Malgré la notion de visibilité de la PSDC figurant dans le mandat de 2012 à propos du dernier sommet, rien n’a bougé fondamentalement : le mot “visibilité” est dans un sous-titre du rapport final, sans développement associé ! On peut aussi penser que l’UE botte en touche ses propres responsabilités en ce qui concerne la conscientisation des esprits sur la pertinence de la PSDC et que chaque capitale sera in fine responsable de ladite visibilité ! Or, il nous faut une communication stratégique ouverte vers les opinions publiques. Le simple fait d’indiquer que l’UE organise ou participe à telle ou telle opération ou mission n’est pas suffisant en guise de communication et information. Le différentiel avec la politique de communication Otan est, à cet égard, édifiant. Au sein de l’UE, il y a toujours dispersion des politiques médiatiques et de visibilité, ce qui induit un caractère hermétique et complexe de l’information délivrée.

Dès l’instant où la sociologie des médias, différentes études* et les sondages spécialisés indiquent des différentiels d’influence selon les supports médiatiques mais aussi des sensibilités différentes selon les Etats face aux opérations, mais aussi selon les organisations de sécurité-défense impliquées, tout devient complexe et délicat au vu de la matière traitée. Reste que les cultures nationales et le jeu émotionnel peuvent avoir une influence sur le soutien aux politiques interventionnistes ou attentistes. Mieux, les opinions publiques peuvent avoir pour conséquence de faire chuter des gouvernements, même sur des sujets sécuritaires.

André Dumoulin
chargé de cours au département de science politique, faculté de Droit
attaché à l’Institut supérieur de défense (le texte n’engage pas les institutions en référence)

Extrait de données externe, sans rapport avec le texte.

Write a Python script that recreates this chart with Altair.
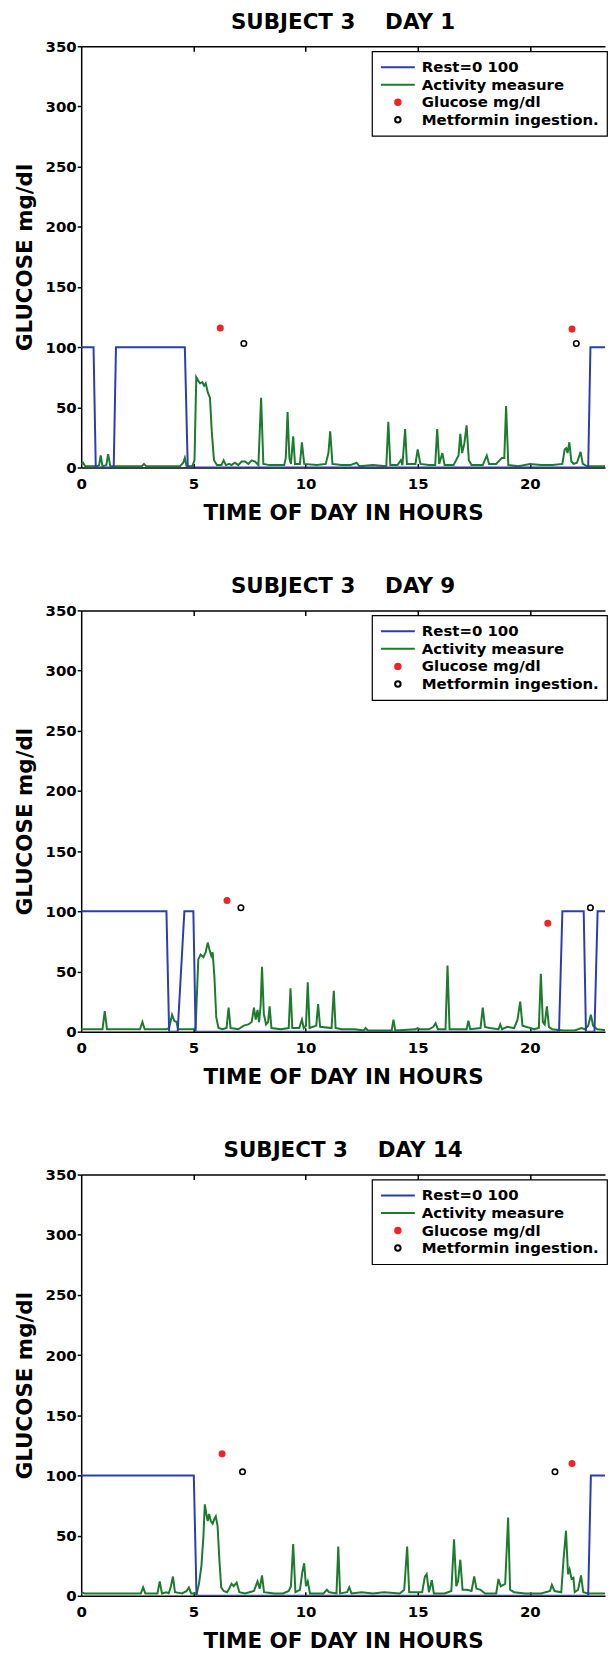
import altair as alt
import pandas as pd

FONT = "DejaVu Sans"
BLUE = "#2b3db4"
GREEN = "#1d7b2e"
RED = "#f02424"
BLACK = "#000000"

SERIES = ["Rest=0 100", "Activity measure", "Glucose mg/dl", "Metformin ingestion."]
X_TICKS = [0, 5, 10, 15, 20]
X_INNER_TICKS = [5, 10, 15, 20]
Y_TICKS = [0, 50, 100, 150, 200, 250, 300, 350]
X_TITLE = "TIME OF DAY IN HOURS"
Y_TITLE = "GLUCOSE mg/dl"
DAYS = ["DAY 1", "DAY 9", "DAY 14"]
SUBJECT = "SUBJECT 3"

# ---------------- DAY 1 ----------------
DAY1_REST = [(0, 100), (0.55, 100), (0.65, 0), (1.45, 0), (1.55, 100), (4.62, 100),
             (4.75, 0), (22.6, 0), (22.7, 100), (24, 100)]
DAY1_ACTIVITY = [(0.00, 3), (0.08, 4), (0.18, 1), (0.70, 1), (0.80, 2), (0.87, 10), (0.95, 1),
                 (1.12, 2), (1.20, 11), (1.30, 1), (2.00, 1), (2.70, 1), (2.80, 3), (2.90, 1),
                 (4.40, 1), (4.55, 4), (4.62, 8), (4.70, 1), (4.95, 1), (5.05, 6), (5.13, 75),
                 (5.22, 72), (5.30, 70), (5.40, 71), (5.48, 68), (5.55, 70), (5.65, 62),
                 (5.74, 58), (5.82, 30), (5.92, 6), (6.05, 2), (6.25, 2), (6.35, 6), (6.45, 2),
                 (6.60, 3), (6.70, 2), (6.85, 4), (7.00, 2), (7.15, 5), (7.30, 5), (7.45, 3),
                 (7.60, 6), (7.75, 5), (7.90, 2), (8.02, 58), (8.12, 3), (8.40, 2), (9.05, 2),
                 (9.12, 8), (9.20, 46), (9.28, 8), (9.35, 3), (9.45, 26), (9.53, 3), (9.75, 3),
                 (9.84, 21), (9.94, 3), (10.50, 2), (10.90, 3), (11.02, 12), (11.10, 30),
                 (11.20, 3), (11.60, 2), (12.00, 2), (12.28, 4), (12.40, 1), (13.00, 2),
                 (13.60, 1), (13.69, 38), (13.78, 2), (14.10, 2), (14.25, 6), (14.32, 2),
                 (14.44, 32), (14.52, 3), (14.90, 3), (15.00, 15), (15.12, 3), (15.50, 2),
                 (15.78, 2), (15.87, 32), (15.96, 3), (16.10, 12), (16.20, 2), (16.60, 2),
                 (16.82, 10), (16.90, 28), (16.98, 12), (17.08, 20), (17.18, 35), (17.28, 6),
                 (17.40, 2), (17.90, 2), (18.08, 10), (18.18, 3), (18.50, 3), (18.75, 8),
                 (18.86, 8), (18.94, 51), (19.04, 2), (19.50, 1), (20.00, 3), (20.50, 2),
                 (21.00, 2), (21.45, 3), (21.55, 15), (21.62, 16), (21.68, 12), (21.76, 21),
                 (21.85, 5), (21.95, 3), (22.10, 4), (22.26, 13), (22.36, 3), (22.55, 1),
                 (23.00, 1), (24.00, 1)]
DAY1_GLUCOSE = [(6.2, 116), (21.88, 115)]
DAY1_METFORMIN = [(7.25, 103), (22.07, 103)]

# ---------------- DAY 9 ----------------
DAY9_REST = [(0, 100), (3.8, 100), (3.92, 0), (4.3, 0), (4.6, 100), (5.0, 100), (5.1, 0),
             (21.3, 0), (21.45, 100), (22.4, 100), (22.5, 0), (22.88, 0), (23.02, 100), (24, 100)]
DAY9_ACTIVITY = [(0.00, 2), (0.50, 2), (0.95, 2), (1.05, 17), (1.15, 2), (2.00, 2), (2.62, 2),
                 (2.73, 8), (2.83, 2), (3.80, 2), (3.92, 3), (4.05, 14), (4.15, 9), (4.25, 8),
                 (4.32, 2), (5.00, 2), (5.10, 3), (5.22, 60), (5.32, 64), (5.45, 62), (5.55, 66),
                 (5.64, 74), (5.72, 68), (5.80, 63), (5.86, 66), (5.94, 45), (6.02, 12),
                 (6.12, 3), (6.30, 2), (6.48, 3), (6.57, 20), (6.66, 3), (7.00, 2), (7.25, 5),
                 (7.45, 6), (7.60, 8), (7.70, 20), (7.78, 10), (7.86, 18), (7.93, 8), (8.00, 22),
                 (8.06, 54), (8.14, 15), (8.24, 6), (8.33, 8), (8.40, 21), (8.48, 3), (8.90, 2),
                 (9.25, 3), (9.33, 36), (9.41, 3), (9.72, 3), (9.84, 10), (9.92, 3), (10.02, 5),
                 (10.10, 41), (10.18, 3), (10.48, 5), (10.56, 23), (10.65, 4), (11.16, 3),
                 (11.26, 34), (11.34, 3), (11.60, 2), (12.20, 2), (12.60, 1), (12.68, 3),
                 (12.78, 1), (13.50, 1), (13.84, 1), (13.92, 10), (14.00, 1), (14.90, 2),
                 (15.00, 3), (15.10, 2), (15.50, 2), (15.70, 4), (15.80, 7), (15.90, 2),
                 (16.24, 2), (16.33, 55), (16.42, 2), (17.00, 2), (17.18, 2), (17.26, 9),
                 (17.34, 2), (17.80, 3), (17.90, 20), (18.00, 4), (18.20, 3), (18.60, 2),
                 (18.68, 6), (18.76, 2), (19.00, 4), (19.30, 3), (19.45, 10), (19.57, 25),
                 (19.67, 5), (20.20, 2), (20.40, 3), (20.49, 48), (20.58, 8), (20.66, 6),
                 (20.76, 21), (20.85, 4), (21.00, 2), (21.50, 1), (22.00, 1), (22.30, 3),
                 (22.45, 2), (22.60, 5), (22.72, 14), (22.82, 5), (23.00, 2), (23.50, 1),
                 (24.00, 1)]
DAY9_GLUCOSE = [(6.5, 109), (20.8, 90)]
DAY9_METFORMIN = [(7.12, 103), (22.7, 103)]

# ---------------- DAY 14 ----------------
DAY14_REST = [(0, 100), (5.02, 100), (5.14, 0), (22.6, 0), (22.72, 100), (24, 100)]
DAY14_ACTIVITY = [(0.00, 3), (0.15, 2), (1.00, 2), (2.00, 2), (2.66, 2), (2.76, 7), (2.86, 2),
                  (3.40, 2), (3.50, 12), (3.60, 2), (3.80, 3), (3.90, 2), (4.00, 8), (4.09, 16),
                  (4.18, 3), (4.50, 2), (4.70, 4), (4.80, 7), (4.90, 2), (5.15, 2), (5.25, 10),
                  (5.36, 25), (5.45, 50), (5.51, 76), (5.58, 68), (5.64, 62), (5.70, 68),
                  (5.78, 62), (5.86, 60), (5.94, 64), (6.00, 66), (6.08, 58), (6.16, 30),
                  (6.24, 7), (6.35, 4), (6.50, 3), (6.60, 6), (6.70, 10), (6.80, 8), (6.93, 11),
                  (7.05, 3), (7.30, 2), (7.50, 3), (7.70, 4), (7.86, 12), (7.96, 6), (8.06, 17),
                  (8.15, 3), (8.60, 2), (9.00, 2), (9.25, 4), (9.35, 8), (9.45, 43), (9.55, 3),
                  (9.75, 5), (9.86, 20), (9.94, 27), (10.02, 8), (10.10, 12), (10.20, 2),
                  (10.80, 2), (10.95, 5), (11.05, 3), (11.38, 2), (11.46, 41), (11.54, 2),
                  (11.85, 3), (11.95, 7), (12.05, 2), (12.50, 3), (13.00, 2), (13.50, 3),
                  (14.20, 2), (14.40, 5), (14.53, 41), (14.62, 3), (15.20, 3), (15.32, 16),
                  (15.40, 18), (15.50, 3), (15.63, 13), (15.72, 2), (16.20, 2), (16.50, 4),
                  (16.62, 47), (16.72, 8), (16.80, 12), (16.90, 30), (17.00, 5), (17.20, 5),
                  (17.40, 4), (17.52, 16), (17.62, 6), (17.80, 5), (18.00, 2), (18.50, 2),
                  (18.60, 14), (18.70, 8), (18.90, 10), (19.03, 65), (19.12, 5), (19.30, 3),
                  (19.80, 2), (20.50, 2), (20.90, 4), (20.98, 9), (21.10, 4), (21.40, 3),
                  (21.50, 30), (21.61, 54), (21.70, 18), (21.77, 22), (21.86, 14), (21.94, 15),
                  (22.00, 3), (22.15, 5), (22.28, 17), (22.38, 3), (22.60, 2), (23.40, 2),
                  (23.55, 4), (23.65, 2), (24.00, 2)]
DAY14_GLUCOSE = [(6.28, 118), (21.88, 110)]
DAY14_METFORMIN = [(7.19, 103), (21.12, 103)]

PANELS = [
    (DAYS[0], DAY1_REST, DAY1_ACTIVITY, DAY1_GLUCOSE, DAY1_METFORMIN),
    (DAYS[1], DAY9_REST, DAY9_ACTIVITY, DAY9_GLUCOSE, DAY9_METFORMIN),
    (DAYS[2], DAY14_REST, DAY14_ACTIVITY, DAY14_GLUCOSE, DAY14_METFORMIN),
]

X_MAX = 23.35  # visible part of the 0-24 h axis (the figure is cut at the right edge)


def frame(pairs, name):
    return pd.DataFrame({"t": [p[0] for p in pairs], "v": [p[1] for p in pairs],
                         "series": [name] * len(pairs)})


stroke_scale = alt.Scale(domain=SERIES, range=[BLUE, GREEN, RED, BLACK])
fill_scale = alt.Scale(domain=SERIES, range=[BLUE, GREEN, RED, "#ffffff"])
shape_scale = alt.Scale(domain=SERIES, range=["stroke", "stroke", "circle", "circle"])
size_scale = alt.Scale(type="ordinal", domain=SERIES, range=[1156, 1156, 30, 30])

legend = alt.Legend(
    title=None, orient="none", legendX=292, legendY=5, padding=8,
    strokeColor="black", fillColor="white",
    labelFont=FONT, labelFontWeight="bold", labelFontSize=15, labelColor="black",
    labelOffset=6, clipHeight=16, rowPadding=1.6, symbolStrokeWidth=2,
    labelLimit=400,
)

y_enc = alt.Y("v:Q", scale=alt.Scale(domain=[0, 350], nice=False, zero=False),
              axis=alt.Axis(values=Y_TICKS, title=Y_TITLE, grid=False, domain=True,
                            domainColor="black", domainWidth=1.5,
                            tickSize=4, tickWidth=1.5, tickColor="black",
                            labelFont=FONT, labelFontWeight="bold", labelFontSize=15,
                            labelColor="black", labelPadding=1,
                            titleFont=FONT, titleFontWeight="bold", titleFontSize=21.5,
                            titleColor="black", titlePadding=9))
x_scale = alt.Scale(domain=[0, X_MAX], nice=False, zero=False)

main_x_axis = alt.Axis(values=X_TICKS, orient="bottom", title=X_TITLE, grid=False,
                       domain=True, domainColor="black", domainWidth=1.5, ticks=False,
                       labelFont=FONT, labelFontWeight="bold", labelFontSize=15,
                       labelColor="black", labelPadding=9, labelFlush=False,
                       titleFont=FONT, titleFontWeight="bold", titleFontSize=21.5,
                       titleColor="black", titlePadding=11)
bottom_tick_axis = alt.Axis(values=X_INNER_TICKS, orient="bottom", offset=-4, tickSize=4,
                            tickWidth=1.5, tickColor="black", labels=False, domain=False,
                            grid=False, title=None)
top_line_axis = alt.Axis(values=X_INNER_TICKS, orient="top", ticks=False, labels=False,
                         domain=True, domainColor="black", domainWidth=1.5,
                         grid=False, title=None)
top_tick_axis = alt.Axis(values=X_INNER_TICKS, orient="top", offset=-5, tickSize=5,
                         tickWidth=1.5, tickColor="black", labels=False, domain=False,
                         grid=False, title=None)


def series_channels():
    return dict(
        stroke=alt.Stroke("series:N", scale=stroke_scale, legend=legend),
        fill=alt.Fill("series:N", scale=fill_scale, legend=legend),
        shape=alt.Shape("series:N", scale=shape_scale, legend=legend),
        size=alt.Size("series:N", scale=size_scale, legend=legend),
    )


def panel(day, rest, act, glu, met):
    rest_df = frame(rest, SERIES[0])
    act_df = frame(act, SERIES[1])
    glu_df = frame(glu, SERIES[2])
    met_df = frame(met, SERIES[3])

    act_line = alt.Chart(act_df).mark_line(strokeWidth=2, clip=True).encode(
        x=alt.X("t:Q", scale=x_scale, axis=bottom_tick_axis),
        y=y_enc,
        stroke=alt.Stroke("series:N", scale=stroke_scale, legend=legend),
    )
    rest_line = alt.Chart(rest_df).mark_line(strokeWidth=2, clip=True).encode(
        x=alt.X("t:Q", scale=x_scale, axis=main_x_axis),
        y=y_enc,
        stroke=alt.Stroke("series:N", scale=stroke_scale, legend=legend),
    )
    glu_pts = alt.Chart(glu_df).mark_point(filled=True, strokeWidth=1.6, opacity=1).encode(
        x=alt.X("t:Q", scale=x_scale, axis=top_line_axis),
        y=y_enc,
        **series_channels(),
    )
    met_pts = alt.Chart(met_df).mark_point(filled=True, strokeWidth=1.6, opacity=1).encode(
        x=alt.X("t:Q", scale=x_scale, axis=top_tick_axis),
        y=y_enc,
        **series_channels(),
    )
    return alt.layer(act_line, rest_line, glu_pts, met_pts).resolve_axis(
        x="independent").properties(
        width=526, height=423,
        title=alt.TitleParams(f"{SUBJECT}\u00a0\u00a0\u00a0\u00a0{day}", font=FONT,
                              fontWeight="bold", fontSize=21.5, color="black",
                              anchor="middle", offset=6),
    )


chart = alt.vconcat(*[panel(*p) for p in PANELS], spacing=51.5).resolve_scale(
    stroke="independent", fill="independent", shape="independent", size="independent"
).resolve_legend(
    stroke="independent", fill="independent", shape="independent", size="independent"
).properties(
    padding={"left": 5.5, "top": 0, "right": 0, "bottom": -3}
).configure_view(stroke=None).configure_legend(strokeWidth=1.2)

chart.save("out.html", embed_options={"renderer": "svg", "actions": False})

* Cf. André Dumoulin, Delphine Deschaux-Beaume et Sylvain Paile (dir.), Politiques de communication, médias et défense. L’OTAN et la PSDC : visibilité en Belgique et chez ses voisins, Peter Lang, Bruxelles, 2013 ; André Dumoulin et Philippe Manigart (dir.), Opinions publiques et Politique européenne de sécurité et de défense commune : acteurs, positions, évolutions, Bruylant, Bruxelles, 2010.